En Barcelona, por ejemplo, llevan unas semanas hablando de ruido. El Ayuntamiento de la ciudad tiene una ordenanza contra la contaminación acústica que, aplicada con rigor, ha cerrado algunas instalaciones del colegio Salesians Rocafort. Esto ha provocado una conversación más o menos airada entre asociaciones de madres y padres de alumnos, entidades contra el ruido y administraciones; un conflicto a partir del cual ya se están planteando excepciones a la norma y que, además, está abriendo la discusión sobre por qué los patios escolares se subarriendan para actividades pasadas de decibelios durante horas no lectivas.

Tenemos que hablar más y, sobre todo, mejor, también sobre el ruido. Si nos molesta el sonido que emite el vecino —de casa, de transporte público, de restaurante, de trabajo—, quizá podamos iniciar una conversación con él. Puede salir mal, pero puede que no. Es posible que le ayudemos a darse cuenta de que, como los mirlos urbanos, está haciendo ruido empujado por el ruido que le rodea. Incluso puede que nosotros mismos comprendamos que nos sucede exactamente lo mismo. Porque todos vivimos confundidos por un barullo constante que es mucho más que acústico. Un ruido que también es mental y que tiene que ver con la inquietud que nos generan servicios y aplicaciones tecnológicas diseñadas para engancharnos a la distracción. Y con la prisa, una velocidad impuesta por las exigencias de un modelo económico que nos lleva con la lengua fuera; a unos para perseguir la promesa necesariamente incumplida de la felicidad a través del consumo y a otros, simplemente para sobrevivir.

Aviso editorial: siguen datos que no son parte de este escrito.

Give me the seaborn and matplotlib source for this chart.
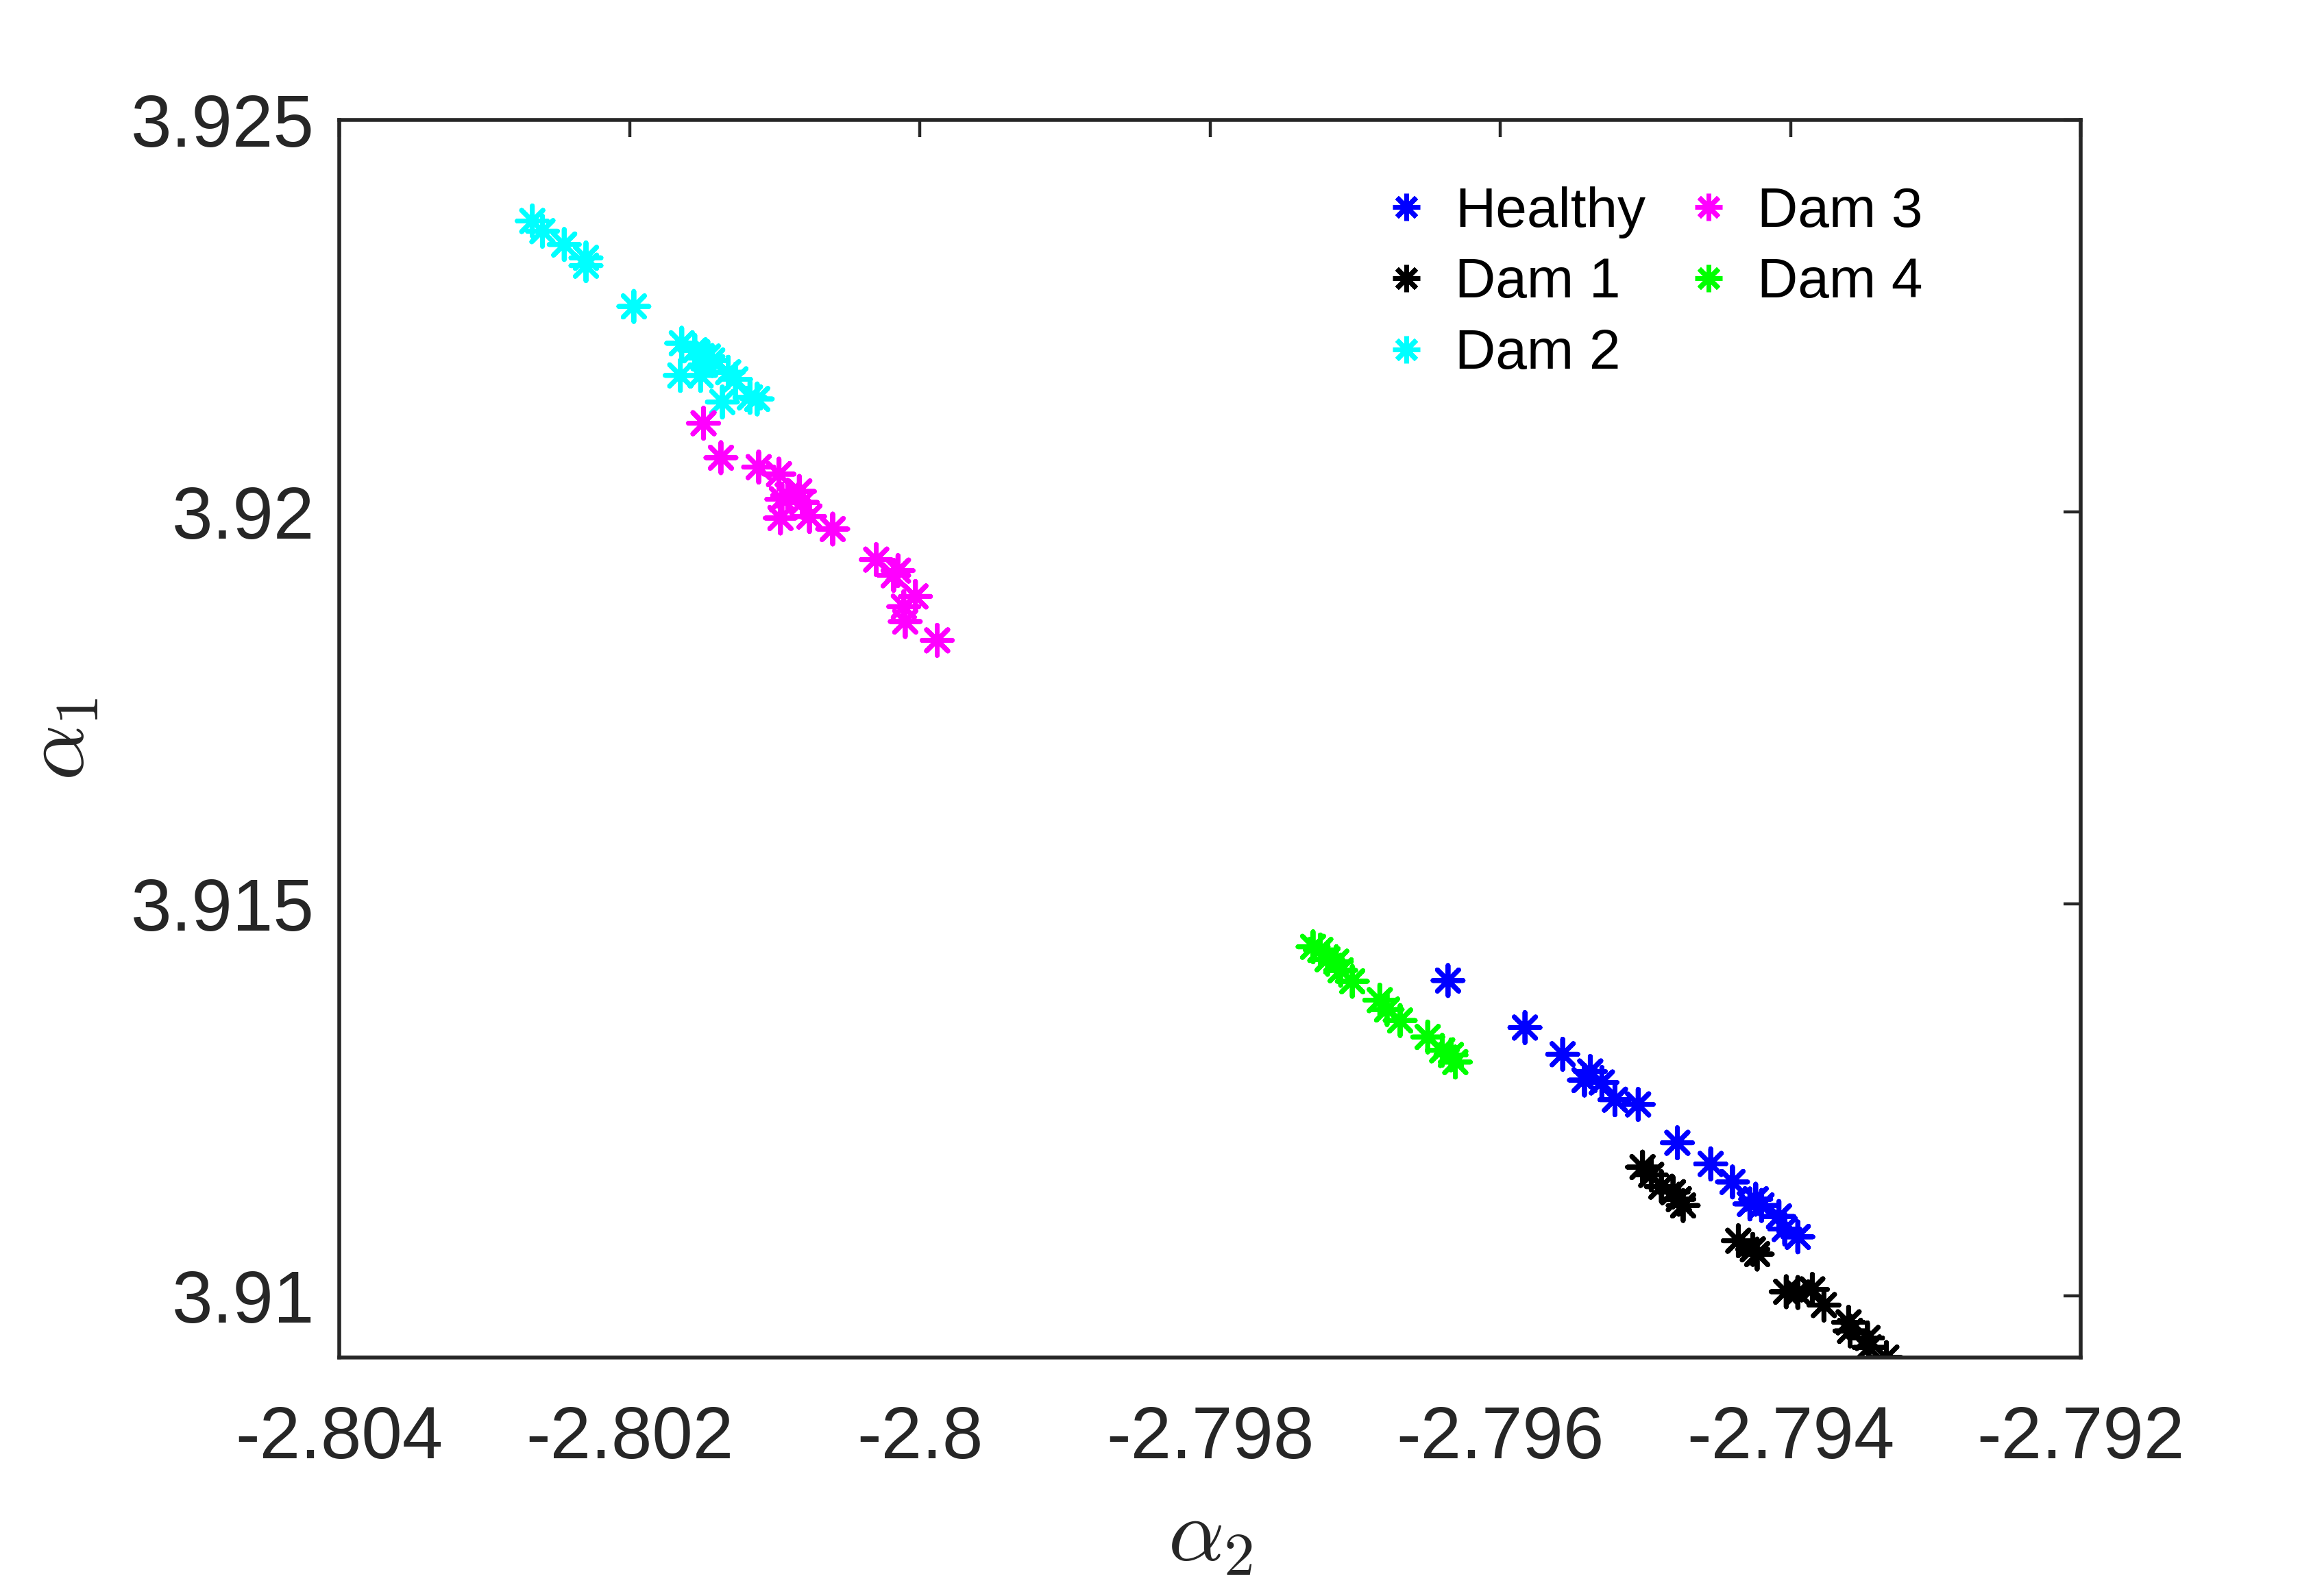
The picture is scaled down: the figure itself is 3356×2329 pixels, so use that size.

“Vivir no es vivir, sino darse cuenta”, escribe el filósofo Josep Maria Esquirol en La resistencia íntima (Acantilado, 2015). Tener el ánimo y la fortaleza para ir contra esta corriente que nos conduce aturdidos, acelerados y bulliciosos hacia ninguna parte es ahora mismo un acto de resistencia. Un disidente darse cuenta que empieza por parar, callar, observar y escuchar. Dicho así, quizá no parezca gran cosa, pero seguro que es mucho más agradable que ir dándonos gritos por ahí.